*WHAT IS BEING ASKED:*
Copy from the first line below down to and including the line with "import seaborn as sns". Skip the pictures.

Stored dataset items:
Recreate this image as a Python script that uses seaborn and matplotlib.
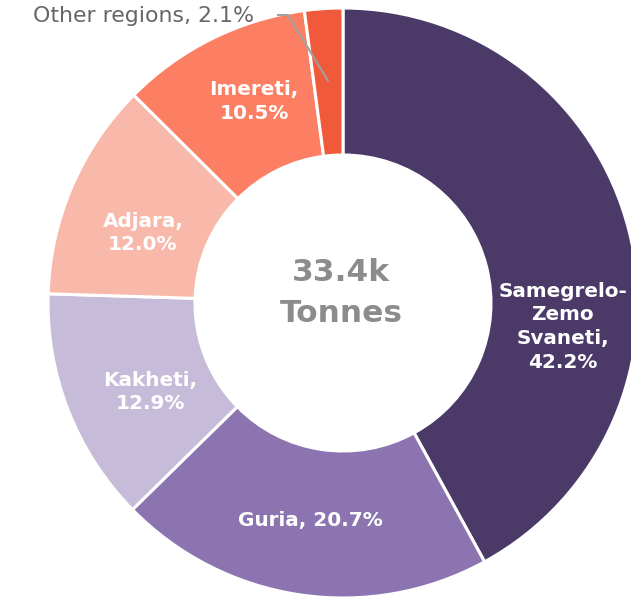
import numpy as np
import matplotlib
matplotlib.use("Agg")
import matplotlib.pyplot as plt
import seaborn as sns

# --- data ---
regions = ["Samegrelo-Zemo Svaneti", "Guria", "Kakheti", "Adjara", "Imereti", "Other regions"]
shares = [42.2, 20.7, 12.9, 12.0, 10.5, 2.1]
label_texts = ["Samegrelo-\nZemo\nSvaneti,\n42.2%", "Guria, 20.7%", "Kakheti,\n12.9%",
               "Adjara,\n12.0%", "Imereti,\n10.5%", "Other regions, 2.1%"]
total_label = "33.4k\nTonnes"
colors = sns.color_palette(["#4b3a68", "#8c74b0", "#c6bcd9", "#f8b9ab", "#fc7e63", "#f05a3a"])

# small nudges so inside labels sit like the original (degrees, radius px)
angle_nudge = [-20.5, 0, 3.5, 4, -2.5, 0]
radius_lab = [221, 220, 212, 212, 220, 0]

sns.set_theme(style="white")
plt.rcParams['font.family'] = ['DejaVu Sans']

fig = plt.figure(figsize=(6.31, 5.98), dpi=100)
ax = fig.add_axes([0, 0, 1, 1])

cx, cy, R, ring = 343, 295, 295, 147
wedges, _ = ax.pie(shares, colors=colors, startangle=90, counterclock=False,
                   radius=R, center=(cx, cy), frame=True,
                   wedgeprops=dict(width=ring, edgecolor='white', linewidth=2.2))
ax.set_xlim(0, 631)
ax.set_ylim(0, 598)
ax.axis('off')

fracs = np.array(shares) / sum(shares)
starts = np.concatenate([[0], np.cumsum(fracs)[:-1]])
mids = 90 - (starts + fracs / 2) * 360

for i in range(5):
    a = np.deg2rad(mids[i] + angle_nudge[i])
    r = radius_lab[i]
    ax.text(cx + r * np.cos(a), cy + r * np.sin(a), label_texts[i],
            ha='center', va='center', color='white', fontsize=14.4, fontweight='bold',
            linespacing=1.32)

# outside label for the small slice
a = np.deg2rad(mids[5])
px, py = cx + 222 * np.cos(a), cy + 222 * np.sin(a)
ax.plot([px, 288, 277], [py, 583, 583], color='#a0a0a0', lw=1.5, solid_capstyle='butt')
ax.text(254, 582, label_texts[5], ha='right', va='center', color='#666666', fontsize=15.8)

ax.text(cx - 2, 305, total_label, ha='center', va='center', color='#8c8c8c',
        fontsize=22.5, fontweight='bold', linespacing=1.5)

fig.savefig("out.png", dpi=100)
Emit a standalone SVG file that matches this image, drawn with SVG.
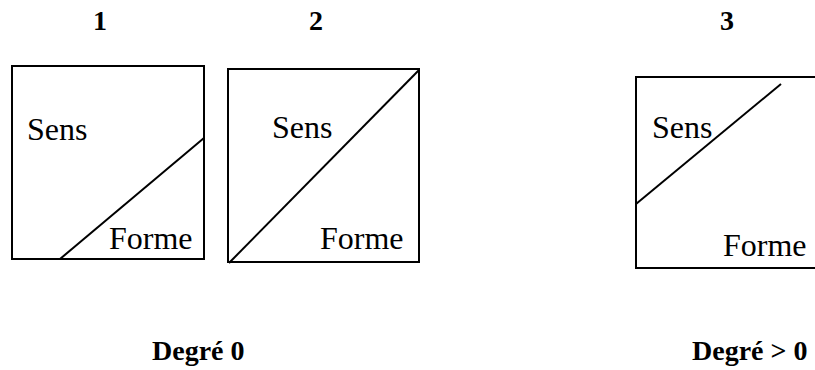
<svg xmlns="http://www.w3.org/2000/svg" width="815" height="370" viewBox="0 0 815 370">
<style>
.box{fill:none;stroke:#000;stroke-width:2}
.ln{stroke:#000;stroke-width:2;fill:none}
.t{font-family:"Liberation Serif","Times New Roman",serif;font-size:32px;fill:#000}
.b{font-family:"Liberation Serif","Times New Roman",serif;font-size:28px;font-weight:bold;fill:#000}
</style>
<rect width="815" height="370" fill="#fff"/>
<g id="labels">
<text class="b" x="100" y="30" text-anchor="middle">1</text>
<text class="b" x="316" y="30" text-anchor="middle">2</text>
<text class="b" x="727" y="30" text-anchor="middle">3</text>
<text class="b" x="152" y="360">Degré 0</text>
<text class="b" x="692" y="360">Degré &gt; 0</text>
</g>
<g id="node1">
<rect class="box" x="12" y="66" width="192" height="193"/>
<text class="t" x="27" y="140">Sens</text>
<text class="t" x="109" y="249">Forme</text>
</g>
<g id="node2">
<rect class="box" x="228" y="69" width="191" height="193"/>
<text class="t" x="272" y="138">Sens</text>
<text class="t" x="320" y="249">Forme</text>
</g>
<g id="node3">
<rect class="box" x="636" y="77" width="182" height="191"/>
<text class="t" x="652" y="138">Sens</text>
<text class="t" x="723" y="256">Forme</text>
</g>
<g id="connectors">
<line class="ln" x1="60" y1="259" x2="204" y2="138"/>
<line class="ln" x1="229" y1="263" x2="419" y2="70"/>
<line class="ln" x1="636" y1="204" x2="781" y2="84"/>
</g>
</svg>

*SOLUTION TO THIS TASK:*
Recreate this image as a Python script that uses seaborn and matplotlib.
import numpy as np
import matplotlib
matplotlib.use("Agg")
import matplotlib.pyplot as plt
import seaborn as sns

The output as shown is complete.